Despite frequent news accounts of Chinese cities choking on fossil-fueled air pollution the country’s renewable energy sector continues to progress. China leads the world in photovoltaic capacity, achieving 43 gigawatts in 2016. It overtook Germany for the top spot in 2015 after increasing the solar industry’s capacity at the rate of 40% per year for over a decade.

China is now racing to become the world’s biggest carbon trading market. It introduced carbon trading as a pilot project last year when 120 million tons of carbon dioxide worth 3.2 billion yuan ($463 million) had already been traded. The project will be extended to the entire country this year, and this will make China the world’s biggest market, Xie Zhenhua, China’s special representative for climate change affairs, said.

China’s success has attracted Apple Inc., which recently bought a 30% stake in four wind power projects owned by Xinjiang Goldwind Science & Technology Co., China’s biggest wind turbine manufacturer, as part of its efforts to minimize its carbon footprint.

“This is an image booster for both companies,” says Zhou Yiyi, an analyst at Bloomberg New Energy Finance based in Shanghai. “It will indirectly offset Apple’s carbon footprint linked to manufacturing in China through offsite power generation, as well as benefit Goldwind’s exports.”

Solar panel manufacturers from China have built up strong presence in the Middle East, North Africa, and South Asia markets. Their strategy involves making large-scale investment in foreign solar farms, using their own products.

The Gulf Cooperation Council (GCC), comprising all the Arab countries of the Persian Gulf except Iraq, offers a lucrative opportunity. GCC members in aggregate are expected to increase installed solar capacity 50-fold between 2015 and 2025. Saudi Arabia alone has announced plans for an additional 9.5 GW of renewable energy by 2030. Outside the GCC, India is targeting 175 GW by 2022, including 100 GW of solar. Li Dan, Vice Executive Secretary-General, Chinese Renewable Energy Industries Association, said these countries are gradually shedding their preference for western suppliers.

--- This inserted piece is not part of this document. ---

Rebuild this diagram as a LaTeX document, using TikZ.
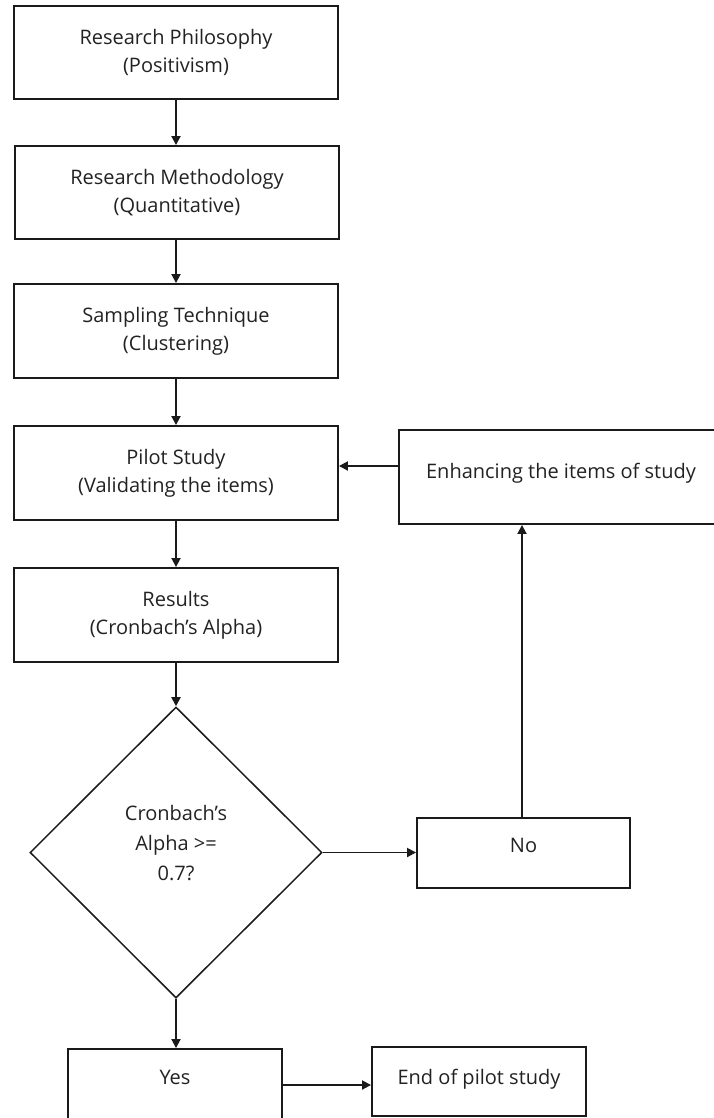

“Looking ahead, decisions will be based on purely commercial factors. Chinese companies can provide the quality, the capacity, and the commercial viability to put renewables at the center of the energy mix,” she said.

Inside China

The renewable sector accounts for one fourth of the total electricity production in China. Hydroelectricity took the lead contributing 20% to the total electricity generation in 2015, the last year for which detailed figures are available.

Wind farms contributed 3.3%, solar farms 0.7% and 0.9% came from biomass power plants. The government has set a target of raising non-hydro renewable power generation from five percent now to nine percent by 2020. The government wants companies to install 110 gigawatts (GW) of solar capacity by 2020. China invested $100 billion on renewable energy in 2016, and plans to intensify its investments year on year.

“During the period of the 13th Five-Year Plan (from the present to 2016-2020), we assume a coordinated development of the power grid on regional and provincial levels to be able to integrate on the order of 300-350 GW of wind power and 200-220 GW of solar power,” China National Renewable Energy Centre said in its report, “China Renewable Energy Outlook 2016.”

By 2030, the China grid would basically be built out, effectively integrating all produced renewable power generation as an energy-friendly internet-like smart grid, according to the report.

Despite recent progress, there is grave dissatisfaction within China about the tardy growth in solar and wind power, which have failed to contribute enough.

These industries depend heavily on a government backed pricing mechanism, which will be phased out gradually starting with a 25% reduction in subsidies this year. Wind and solar together will lose $864 million in 2017, with deeper reductions scheduled in the following years.

Analysts cite the gradual withdrawal in subsidies as the main reason driving Chinese solar and wind power companies abroad.  Inadequate linkage with the state grid and countrywide power transmission networks is seen as one of the hurdles.

Nearly 34 billion kilowatt-hours of wind power produced in 2015 were idled for want of takers. Similarly, solar farms could not sell 5 billion kwh of generation in 2015, the government’s energy department said.

One of the major solar panel makers, ReneSola Ltd., recently unveiled an ambitious program to produce 335MW of electricity by building rooftop solar plants in major industrial units. The idea is to encourage them to meet a part of their electricity needs from the rooftop plants.  The idea is to sell power directly to end users instead of going through the state grid.

The Trump effect

The renewables business has been worried about whether U.S. President-elect Donald Trump would go ahead with his election promise to scuttle implementation of the Paris Climate Change agreement. If the U.S. follows this course, China would be under much less pressure to reduce its carbon emissions.  But Chinese officials say they will stick to their stated plans to move aggressively to replace fossil fuels with renewable energy. “As we speculate about what the United States might do, I hope the international community understands that China’s position will not change,” Gou Haibo, deputy head in the Chinese delegation on climate change talks, said.